Instruction: Skip every picture, and extract verbatim the lines from the line containing "Write a Python" to the line containing "return s[:-2] if", both lines included.

--*--

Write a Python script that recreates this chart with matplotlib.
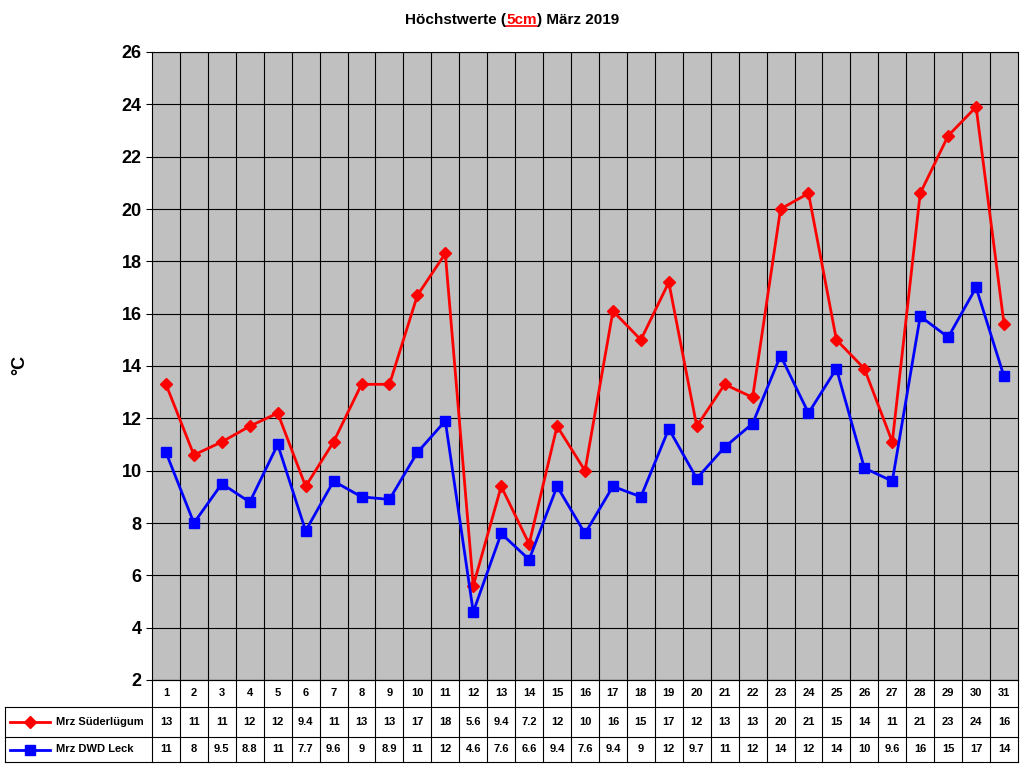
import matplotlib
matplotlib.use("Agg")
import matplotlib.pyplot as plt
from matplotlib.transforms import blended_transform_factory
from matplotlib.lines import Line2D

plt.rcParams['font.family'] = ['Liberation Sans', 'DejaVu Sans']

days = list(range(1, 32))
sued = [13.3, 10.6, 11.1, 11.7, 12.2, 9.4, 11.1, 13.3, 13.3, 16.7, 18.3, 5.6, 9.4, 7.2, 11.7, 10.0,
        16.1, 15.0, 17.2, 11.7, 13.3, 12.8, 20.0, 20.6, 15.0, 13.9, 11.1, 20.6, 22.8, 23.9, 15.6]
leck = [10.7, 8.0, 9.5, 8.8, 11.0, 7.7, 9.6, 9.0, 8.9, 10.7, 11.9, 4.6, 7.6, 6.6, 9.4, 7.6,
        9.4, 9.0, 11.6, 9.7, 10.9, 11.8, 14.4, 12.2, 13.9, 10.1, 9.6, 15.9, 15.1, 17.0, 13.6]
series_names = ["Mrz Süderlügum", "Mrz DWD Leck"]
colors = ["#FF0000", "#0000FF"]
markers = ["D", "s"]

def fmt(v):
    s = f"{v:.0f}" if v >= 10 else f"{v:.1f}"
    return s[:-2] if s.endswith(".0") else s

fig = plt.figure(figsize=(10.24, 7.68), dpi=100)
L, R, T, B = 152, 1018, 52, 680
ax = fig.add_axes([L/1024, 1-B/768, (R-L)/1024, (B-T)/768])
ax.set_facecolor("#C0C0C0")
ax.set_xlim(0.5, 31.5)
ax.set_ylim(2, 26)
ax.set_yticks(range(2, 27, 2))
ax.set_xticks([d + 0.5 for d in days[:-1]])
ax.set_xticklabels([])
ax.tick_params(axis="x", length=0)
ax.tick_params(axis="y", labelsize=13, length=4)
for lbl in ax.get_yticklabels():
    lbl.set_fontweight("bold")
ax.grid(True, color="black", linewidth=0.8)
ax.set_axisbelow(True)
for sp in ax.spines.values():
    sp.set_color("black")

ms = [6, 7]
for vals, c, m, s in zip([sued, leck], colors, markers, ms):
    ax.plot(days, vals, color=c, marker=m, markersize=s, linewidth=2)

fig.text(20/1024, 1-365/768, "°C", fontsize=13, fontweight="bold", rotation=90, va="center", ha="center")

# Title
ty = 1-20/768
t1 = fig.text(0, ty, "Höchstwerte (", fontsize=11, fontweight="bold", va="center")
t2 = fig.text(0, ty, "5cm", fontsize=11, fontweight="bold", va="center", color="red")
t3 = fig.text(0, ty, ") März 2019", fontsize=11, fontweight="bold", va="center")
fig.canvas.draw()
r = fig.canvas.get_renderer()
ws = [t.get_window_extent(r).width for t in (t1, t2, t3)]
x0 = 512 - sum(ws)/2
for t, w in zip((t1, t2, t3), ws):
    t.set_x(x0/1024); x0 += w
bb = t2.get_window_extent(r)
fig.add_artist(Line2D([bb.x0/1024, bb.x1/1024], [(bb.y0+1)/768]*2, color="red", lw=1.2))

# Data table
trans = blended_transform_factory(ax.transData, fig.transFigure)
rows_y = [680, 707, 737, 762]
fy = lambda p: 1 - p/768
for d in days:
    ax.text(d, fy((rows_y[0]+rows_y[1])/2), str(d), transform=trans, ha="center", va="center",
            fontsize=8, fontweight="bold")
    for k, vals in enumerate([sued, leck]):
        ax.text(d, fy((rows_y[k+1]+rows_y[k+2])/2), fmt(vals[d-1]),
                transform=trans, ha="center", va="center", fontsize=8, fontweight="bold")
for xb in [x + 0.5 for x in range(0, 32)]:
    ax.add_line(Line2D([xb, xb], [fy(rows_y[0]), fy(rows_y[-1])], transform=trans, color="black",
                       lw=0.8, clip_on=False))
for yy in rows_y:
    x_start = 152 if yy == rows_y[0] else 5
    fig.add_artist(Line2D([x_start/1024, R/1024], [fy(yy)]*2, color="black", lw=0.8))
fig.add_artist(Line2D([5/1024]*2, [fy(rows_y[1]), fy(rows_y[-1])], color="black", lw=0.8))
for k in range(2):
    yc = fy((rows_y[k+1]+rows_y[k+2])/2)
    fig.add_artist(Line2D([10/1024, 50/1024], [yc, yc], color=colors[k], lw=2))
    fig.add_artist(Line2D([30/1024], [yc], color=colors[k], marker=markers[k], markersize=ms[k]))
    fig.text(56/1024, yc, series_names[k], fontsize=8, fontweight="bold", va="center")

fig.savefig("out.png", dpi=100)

--*--

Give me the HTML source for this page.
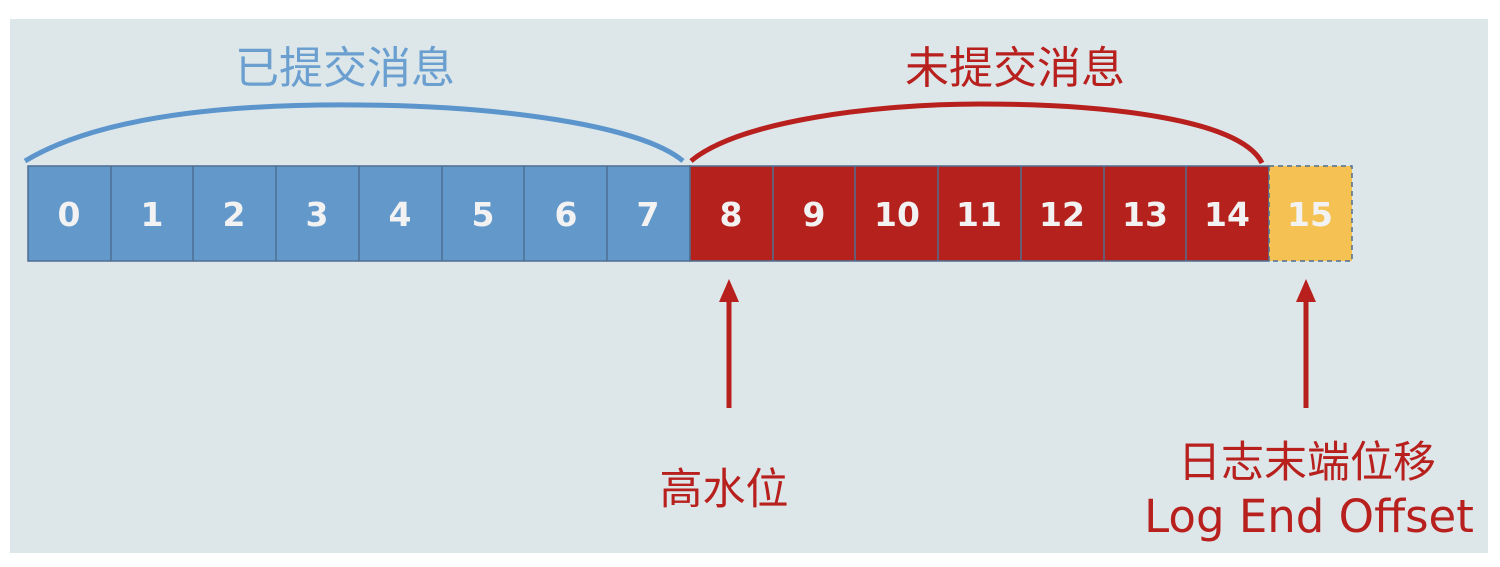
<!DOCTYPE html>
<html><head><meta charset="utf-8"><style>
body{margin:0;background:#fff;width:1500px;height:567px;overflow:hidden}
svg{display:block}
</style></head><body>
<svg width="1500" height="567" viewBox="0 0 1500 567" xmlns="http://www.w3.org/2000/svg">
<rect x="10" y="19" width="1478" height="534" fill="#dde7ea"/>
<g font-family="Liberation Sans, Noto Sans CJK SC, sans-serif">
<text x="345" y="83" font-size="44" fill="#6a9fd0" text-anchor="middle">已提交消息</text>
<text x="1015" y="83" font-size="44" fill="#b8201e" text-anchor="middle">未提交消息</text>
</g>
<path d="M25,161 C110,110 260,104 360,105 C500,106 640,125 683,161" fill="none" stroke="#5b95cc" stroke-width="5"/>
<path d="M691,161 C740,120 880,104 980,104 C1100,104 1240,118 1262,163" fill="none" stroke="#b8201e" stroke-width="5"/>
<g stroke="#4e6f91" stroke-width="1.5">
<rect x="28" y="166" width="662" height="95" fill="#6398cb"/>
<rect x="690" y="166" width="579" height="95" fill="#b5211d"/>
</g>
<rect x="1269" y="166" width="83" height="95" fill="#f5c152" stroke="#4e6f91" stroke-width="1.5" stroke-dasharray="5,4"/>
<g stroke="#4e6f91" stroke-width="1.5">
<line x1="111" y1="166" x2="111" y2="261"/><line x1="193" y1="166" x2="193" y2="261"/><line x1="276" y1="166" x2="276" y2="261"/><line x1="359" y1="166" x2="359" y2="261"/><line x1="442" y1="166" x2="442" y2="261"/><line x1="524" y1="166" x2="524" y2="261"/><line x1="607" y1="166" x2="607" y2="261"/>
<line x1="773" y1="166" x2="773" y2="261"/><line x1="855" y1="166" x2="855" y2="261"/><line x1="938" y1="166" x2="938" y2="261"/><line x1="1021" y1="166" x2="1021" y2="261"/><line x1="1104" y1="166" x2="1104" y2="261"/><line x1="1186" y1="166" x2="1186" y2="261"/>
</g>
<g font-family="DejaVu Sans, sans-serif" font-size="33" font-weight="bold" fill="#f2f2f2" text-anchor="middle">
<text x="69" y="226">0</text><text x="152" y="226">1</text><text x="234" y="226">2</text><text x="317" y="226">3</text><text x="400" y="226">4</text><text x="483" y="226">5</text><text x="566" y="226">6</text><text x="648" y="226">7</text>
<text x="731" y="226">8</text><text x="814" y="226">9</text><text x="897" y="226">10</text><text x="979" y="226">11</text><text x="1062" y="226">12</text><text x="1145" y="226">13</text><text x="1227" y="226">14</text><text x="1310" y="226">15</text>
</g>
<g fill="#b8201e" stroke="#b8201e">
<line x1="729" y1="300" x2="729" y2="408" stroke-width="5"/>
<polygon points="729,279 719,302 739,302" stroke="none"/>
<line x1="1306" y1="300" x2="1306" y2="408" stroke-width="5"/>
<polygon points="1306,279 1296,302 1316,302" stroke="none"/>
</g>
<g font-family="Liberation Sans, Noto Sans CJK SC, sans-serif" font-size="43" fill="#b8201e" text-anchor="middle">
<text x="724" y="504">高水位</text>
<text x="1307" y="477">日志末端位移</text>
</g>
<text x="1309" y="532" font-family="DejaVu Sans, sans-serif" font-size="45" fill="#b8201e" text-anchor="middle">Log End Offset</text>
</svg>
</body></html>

--*--

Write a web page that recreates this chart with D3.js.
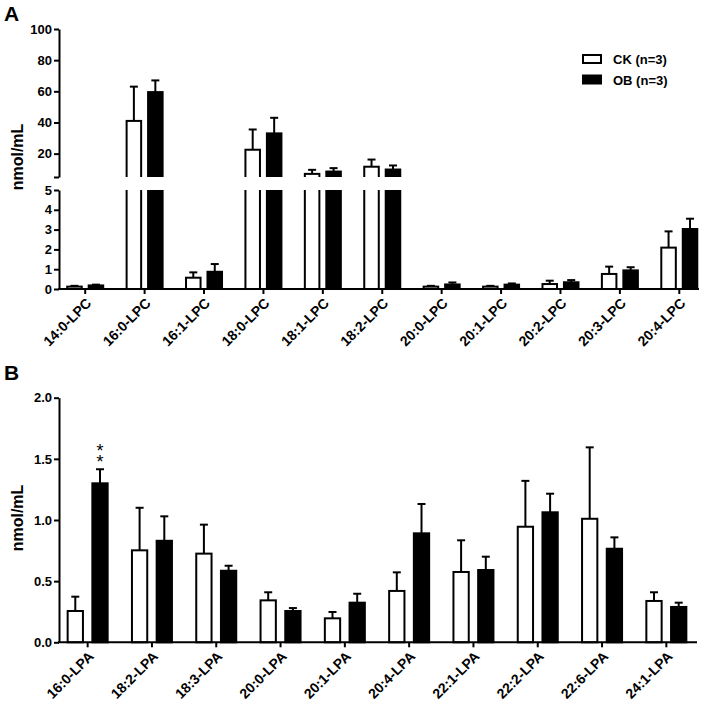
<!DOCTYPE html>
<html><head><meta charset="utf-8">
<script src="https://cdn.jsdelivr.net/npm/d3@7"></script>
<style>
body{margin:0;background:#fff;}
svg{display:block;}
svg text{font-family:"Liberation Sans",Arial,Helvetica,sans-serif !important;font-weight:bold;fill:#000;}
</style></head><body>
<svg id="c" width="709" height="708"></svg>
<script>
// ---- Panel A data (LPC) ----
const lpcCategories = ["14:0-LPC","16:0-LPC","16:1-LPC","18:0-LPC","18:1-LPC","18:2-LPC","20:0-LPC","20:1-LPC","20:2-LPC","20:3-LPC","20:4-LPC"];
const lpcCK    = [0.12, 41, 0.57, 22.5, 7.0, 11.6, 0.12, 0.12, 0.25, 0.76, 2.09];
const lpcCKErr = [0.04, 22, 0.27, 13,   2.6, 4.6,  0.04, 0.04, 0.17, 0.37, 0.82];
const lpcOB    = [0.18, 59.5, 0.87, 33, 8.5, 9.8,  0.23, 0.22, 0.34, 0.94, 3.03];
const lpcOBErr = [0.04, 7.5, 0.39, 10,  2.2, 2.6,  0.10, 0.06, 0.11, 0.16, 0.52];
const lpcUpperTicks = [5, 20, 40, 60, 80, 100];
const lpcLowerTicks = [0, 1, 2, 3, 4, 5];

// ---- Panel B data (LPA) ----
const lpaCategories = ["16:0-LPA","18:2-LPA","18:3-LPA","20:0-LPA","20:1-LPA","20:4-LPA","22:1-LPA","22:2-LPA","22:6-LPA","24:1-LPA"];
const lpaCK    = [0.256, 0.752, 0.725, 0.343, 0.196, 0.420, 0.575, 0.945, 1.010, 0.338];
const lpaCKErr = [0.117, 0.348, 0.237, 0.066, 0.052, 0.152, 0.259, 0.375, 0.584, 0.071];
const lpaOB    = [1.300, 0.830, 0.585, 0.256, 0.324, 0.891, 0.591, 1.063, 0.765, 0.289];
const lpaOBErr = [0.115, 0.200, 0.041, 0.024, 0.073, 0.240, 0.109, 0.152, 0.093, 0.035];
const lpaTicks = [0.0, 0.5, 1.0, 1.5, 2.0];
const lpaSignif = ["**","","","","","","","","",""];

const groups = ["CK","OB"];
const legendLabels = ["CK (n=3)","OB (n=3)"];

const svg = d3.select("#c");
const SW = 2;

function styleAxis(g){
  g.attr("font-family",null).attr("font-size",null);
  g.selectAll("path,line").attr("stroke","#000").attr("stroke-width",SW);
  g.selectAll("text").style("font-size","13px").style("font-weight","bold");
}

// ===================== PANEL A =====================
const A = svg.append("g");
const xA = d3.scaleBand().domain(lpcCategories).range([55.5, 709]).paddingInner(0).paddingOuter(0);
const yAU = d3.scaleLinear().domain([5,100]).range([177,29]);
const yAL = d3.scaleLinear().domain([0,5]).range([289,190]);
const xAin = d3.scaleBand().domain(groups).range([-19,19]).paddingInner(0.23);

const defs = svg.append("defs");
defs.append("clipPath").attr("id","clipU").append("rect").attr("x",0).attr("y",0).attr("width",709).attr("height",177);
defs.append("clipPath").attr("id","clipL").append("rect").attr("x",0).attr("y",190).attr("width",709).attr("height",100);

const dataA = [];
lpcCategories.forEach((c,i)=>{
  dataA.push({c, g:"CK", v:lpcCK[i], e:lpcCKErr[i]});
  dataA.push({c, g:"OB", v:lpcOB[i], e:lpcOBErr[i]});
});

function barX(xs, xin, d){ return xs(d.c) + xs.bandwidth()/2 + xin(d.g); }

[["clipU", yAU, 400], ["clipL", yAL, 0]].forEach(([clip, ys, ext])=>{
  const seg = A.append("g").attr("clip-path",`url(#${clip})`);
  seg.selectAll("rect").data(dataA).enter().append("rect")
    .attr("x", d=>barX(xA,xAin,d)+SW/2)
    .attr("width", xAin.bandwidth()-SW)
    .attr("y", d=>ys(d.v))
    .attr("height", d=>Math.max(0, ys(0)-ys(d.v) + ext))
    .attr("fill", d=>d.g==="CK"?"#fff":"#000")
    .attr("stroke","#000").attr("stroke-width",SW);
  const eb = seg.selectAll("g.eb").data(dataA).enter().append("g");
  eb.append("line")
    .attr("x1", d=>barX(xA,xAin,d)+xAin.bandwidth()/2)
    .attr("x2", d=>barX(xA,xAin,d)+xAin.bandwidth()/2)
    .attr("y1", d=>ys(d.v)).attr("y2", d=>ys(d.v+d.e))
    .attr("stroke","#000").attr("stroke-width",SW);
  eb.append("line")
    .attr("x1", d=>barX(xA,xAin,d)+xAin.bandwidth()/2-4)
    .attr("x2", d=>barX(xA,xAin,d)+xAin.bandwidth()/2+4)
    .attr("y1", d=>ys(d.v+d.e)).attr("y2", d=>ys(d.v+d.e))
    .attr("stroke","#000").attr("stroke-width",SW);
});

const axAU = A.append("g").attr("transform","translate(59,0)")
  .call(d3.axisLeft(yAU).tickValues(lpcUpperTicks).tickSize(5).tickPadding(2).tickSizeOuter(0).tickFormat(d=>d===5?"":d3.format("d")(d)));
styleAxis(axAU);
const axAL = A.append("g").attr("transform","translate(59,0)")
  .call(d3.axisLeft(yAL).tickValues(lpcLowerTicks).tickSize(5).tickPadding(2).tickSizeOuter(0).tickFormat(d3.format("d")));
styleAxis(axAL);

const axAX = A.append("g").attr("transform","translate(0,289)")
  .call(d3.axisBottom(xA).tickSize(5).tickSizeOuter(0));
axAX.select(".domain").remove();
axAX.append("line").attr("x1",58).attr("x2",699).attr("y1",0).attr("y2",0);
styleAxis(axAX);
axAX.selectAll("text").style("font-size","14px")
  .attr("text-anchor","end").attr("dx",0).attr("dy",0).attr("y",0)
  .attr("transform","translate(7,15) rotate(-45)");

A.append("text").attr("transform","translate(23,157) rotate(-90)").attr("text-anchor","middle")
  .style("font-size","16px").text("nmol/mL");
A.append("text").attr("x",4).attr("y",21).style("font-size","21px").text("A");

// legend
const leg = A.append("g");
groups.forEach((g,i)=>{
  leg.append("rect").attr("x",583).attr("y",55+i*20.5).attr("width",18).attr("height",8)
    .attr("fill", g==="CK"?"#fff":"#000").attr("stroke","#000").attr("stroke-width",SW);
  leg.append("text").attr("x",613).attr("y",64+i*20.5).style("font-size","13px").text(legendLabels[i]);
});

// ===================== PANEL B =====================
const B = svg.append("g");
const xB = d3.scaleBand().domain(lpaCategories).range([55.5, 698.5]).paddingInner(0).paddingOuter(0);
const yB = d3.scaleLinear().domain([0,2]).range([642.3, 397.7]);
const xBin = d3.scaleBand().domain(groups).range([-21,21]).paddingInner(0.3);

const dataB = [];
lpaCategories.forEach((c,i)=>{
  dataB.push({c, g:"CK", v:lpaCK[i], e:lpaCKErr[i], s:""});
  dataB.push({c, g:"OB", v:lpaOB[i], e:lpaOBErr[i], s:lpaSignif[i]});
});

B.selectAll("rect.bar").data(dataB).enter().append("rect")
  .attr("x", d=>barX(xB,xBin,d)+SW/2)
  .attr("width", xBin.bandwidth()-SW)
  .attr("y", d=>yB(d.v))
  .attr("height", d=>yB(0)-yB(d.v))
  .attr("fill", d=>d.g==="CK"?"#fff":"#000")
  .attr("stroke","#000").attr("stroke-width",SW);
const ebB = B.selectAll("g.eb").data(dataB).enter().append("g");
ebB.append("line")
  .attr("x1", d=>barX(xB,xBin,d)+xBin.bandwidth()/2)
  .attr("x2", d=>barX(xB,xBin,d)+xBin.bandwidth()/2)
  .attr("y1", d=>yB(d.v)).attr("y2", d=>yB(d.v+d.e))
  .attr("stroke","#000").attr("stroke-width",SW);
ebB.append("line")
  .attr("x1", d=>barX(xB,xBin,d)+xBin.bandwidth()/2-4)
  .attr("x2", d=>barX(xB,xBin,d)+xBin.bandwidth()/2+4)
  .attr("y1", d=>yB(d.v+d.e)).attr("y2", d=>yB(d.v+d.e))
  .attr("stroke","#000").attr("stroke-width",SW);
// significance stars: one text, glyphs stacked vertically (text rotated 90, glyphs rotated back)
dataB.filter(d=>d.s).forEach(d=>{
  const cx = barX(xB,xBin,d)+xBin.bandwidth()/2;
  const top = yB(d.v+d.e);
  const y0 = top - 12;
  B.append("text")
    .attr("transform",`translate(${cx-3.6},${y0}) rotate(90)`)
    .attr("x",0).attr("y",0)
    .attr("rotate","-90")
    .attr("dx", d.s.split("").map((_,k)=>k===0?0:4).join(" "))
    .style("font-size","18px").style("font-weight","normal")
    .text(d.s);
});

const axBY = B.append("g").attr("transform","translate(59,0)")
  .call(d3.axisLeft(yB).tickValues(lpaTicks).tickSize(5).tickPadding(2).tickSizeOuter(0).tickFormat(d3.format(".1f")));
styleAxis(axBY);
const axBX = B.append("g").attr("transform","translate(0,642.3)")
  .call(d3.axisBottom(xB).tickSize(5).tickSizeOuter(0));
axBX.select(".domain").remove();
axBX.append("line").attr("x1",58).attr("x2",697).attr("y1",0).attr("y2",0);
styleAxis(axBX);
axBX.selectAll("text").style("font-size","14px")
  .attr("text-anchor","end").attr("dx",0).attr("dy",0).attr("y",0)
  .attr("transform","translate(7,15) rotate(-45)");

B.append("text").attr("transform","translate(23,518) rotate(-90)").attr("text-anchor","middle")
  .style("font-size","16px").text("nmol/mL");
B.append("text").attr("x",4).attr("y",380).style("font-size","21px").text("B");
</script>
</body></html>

--*--

Solution to the problem:
Write a Python script that recreates this chart with matplotlib.
import matplotlib
matplotlib.use("Agg")
import matplotlib.pyplot as plt
from matplotlib.transforms import blended_transform_factory
from matplotlib.lines import Line2D

plt.rcParams['font.family'] = ['Liberation Sans', 'DejaVu Sans']

days = list(range(1, 32))
sued = [13.3, 10.6, 11.1, 11.7, 12.2, 9.4, 11.1, 13.3, 13.3, 16.7, 18.3, 5.6, 9.4, 7.2, 11.7, 10.0,
        16.1, 15.0, 17.2, 11.7, 13.3, 12.8, 20.0, 20.6, 15.0, 13.9, 11.1, 20.6, 22.8, 23.9, 15.6]
leck = [10.7, 8.0, 9.5, 8.8, 11.0, 7.7, 9.6, 9.0, 8.9, 10.7, 11.9, 4.6, 7.6, 6.6, 9.4, 7.6,
        9.4, 9.0, 11.6, 9.7, 10.9, 11.8, 14.4, 12.2, 13.9, 10.1, 9.6, 15.9, 15.1, 17.0, 13.6]
series_names = ["Mrz Süderlügum", "Mrz DWD Leck"]
colors = ["#FF0000", "#0000FF"]
markers = ["D", "s"]

def fmt(v):
    s = f"{v:.0f}" if v >= 10 else f"{v:.1f}"
    return s[:-2] if s.endswith(".0") else s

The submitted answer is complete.